Col de la Madeleine: A (very) Brief History
The Col de la Madeleine is a true great in the collection of Alpine passes in the Savoie in France, with the Madeleine connecting La Chambre in Maurienne with La Léchère in Tarentaise.
The Col de la Madeleine was known as Col de la Colombe until the 18th Century but was renamed after the little chapel was dedicated to St Madeleine.
The Col de la Madeleine Distance
Let’s get to it. The Col de la Madeleine is tough, seriously tough. At over 25 kilometres in length and climbing up to 2,000 metres in elevation, you do not need any help working out this is one where you will suffer, and suffer you do.
Despite its relentless length, you will find a rewarding sense of satisfaction, especially as you near the top. It is one of the very few climbs where it makes you feel like you have been on a real journey, climbing up through forest greens giving shade and respite, past cascading waterfalls, over bridges, and passing Chalets before the wide expanse on the final stretch.
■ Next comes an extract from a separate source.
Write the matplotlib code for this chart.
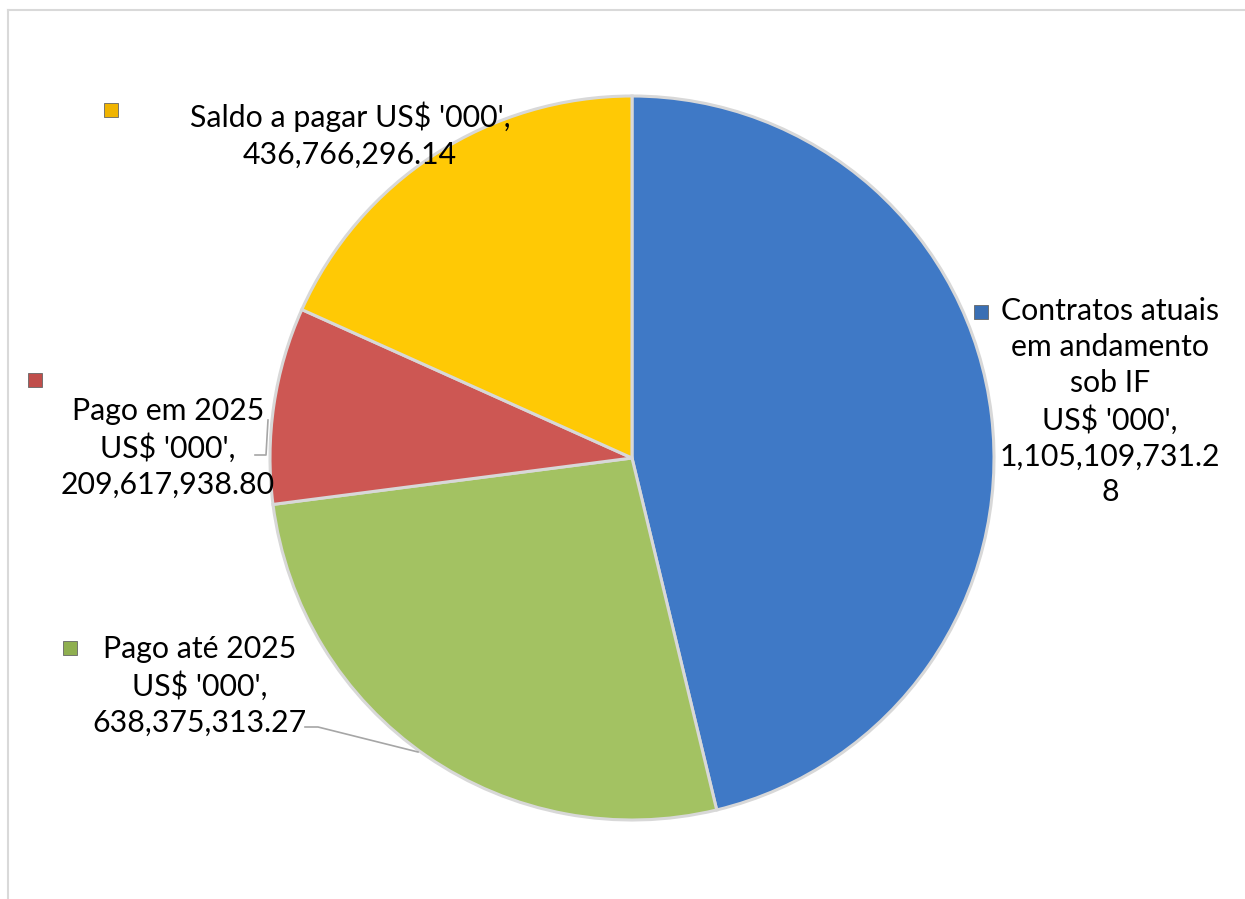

We undertook this giant via the northern approach from Feissons-Sur-Isère (through La Léchère), where the climb is 25.3km long, gaining 1,585m at an average gradient of 6.2%.
Tour History of the Col de la Madeleine
It had featured on the Tour 25 times since its first year in 1969 when Spain’s Andrés Gandarias had the honor of christening it as the first rider to the top, while Herman Van Springel of Belgium went on to win the stage.
A strange fact is that for the 2012 Tour de France, the height at the summit is shown as 2,000 m., whereas in previous years, it has been shown as 1,993m. I don’t know of any cyclist who will argue about being given a few extra metres in elevation, so we’ll take it.
David Millar versus Col de la Madeleine
There is some great history of this climb throughout the Tour. For this writer, I recall David Millar’s history on the Madeleine and his fight in 2010, where he was 35 minutes behind the peloton, seeking to finish ahead of the cut-off; he was accompanied by just a lone gendarme motorbike outrider and the crowds who pushed him on.
He left the Madeleine and got to Saint Jean de Maurienne 42 minutes and 45 seconds behind the stage winner but ahead of the cut-off. Look up after you’ve climbed it, and you will appreciate his effort.
Cycling Up the Col de la Madeleine
Riding the Lower Section
On both sides of the Col de la Madeleine, there are milestones every kilometre. These show the distance to the summit, the current height, and the average slope in the next kilometre, and they do nothing but cause you pain and anxiety until you get to the final few km. As a rider will know, when your first km marker states 25km at the bottom, this will be a very long day.
The first 7km, you’re climbing almost immediately, up through a series of switchbacks on a lush, tree-lined forest road, and it very quickly feels like you’re in for a good test.
From the Middle Onwards
The next 5 km ride takes you over stone bridges and cascading waterfalls. From Bonneval, the gradients relax for a 5km section which includes 3km of flat and downhill. Take this opportunity to ease off the legs as the next section is a tough final 12 kilometres.
The last half of the climb is unrelenting but bear in mind, if you’re coming back down this way, this will be a slight incline.
When you reach around the 12km mark through to around 18km, you will ride over small stone bridges and through the hamlets of La Thuile and Celliers. Not only will it be pretty, but you’re on a 7.5% average gradient, and some sections feel a lot more, a lot more. On our day, in the heat, it felt like our tires had melted into the tar.
The reward? If there is one. You get a short brief respite for a kilometre or two after that, with gradients back down to under 6%.
The Final Push and the Punishing Gradients
It’s back to 9 and 10% for the last five kilometres to the summit. Towards the top, the road becomes exposed, and there’s little shelter. Check the weather before setting out. We started in the high 20c, and it was less than half that when we topped out. You’ll need a Gilet/Jacket for the descent.
Reaching the Summit of the Col de la Madeleine
As mentioned at the outset, make no mistake; it’s a challenging ride, but the satisfaction of conquering it makes the journey worth it. On a clear day, you are surrounded by views of the snowy peaks of Mont Blanc and the surrounding Alpine climbs; it does feel like you’re on top of the world.
There’s a deep sense of satisfaction as you stand at 2,000m and look back across the valley floor to the ribbon of road weaving back to the deep green valley of Feissons, even if the ride is full of motorbikes giving their throttle a good twist to let you know they are always behind you.
It is popular here, with many groups, for different reasons. You’ll see why. If you’re looking for a bar or restaurant at the Col de la Madeleine summit, Le Banquoise 2000 serves drinks and light food. You’ll deserve it.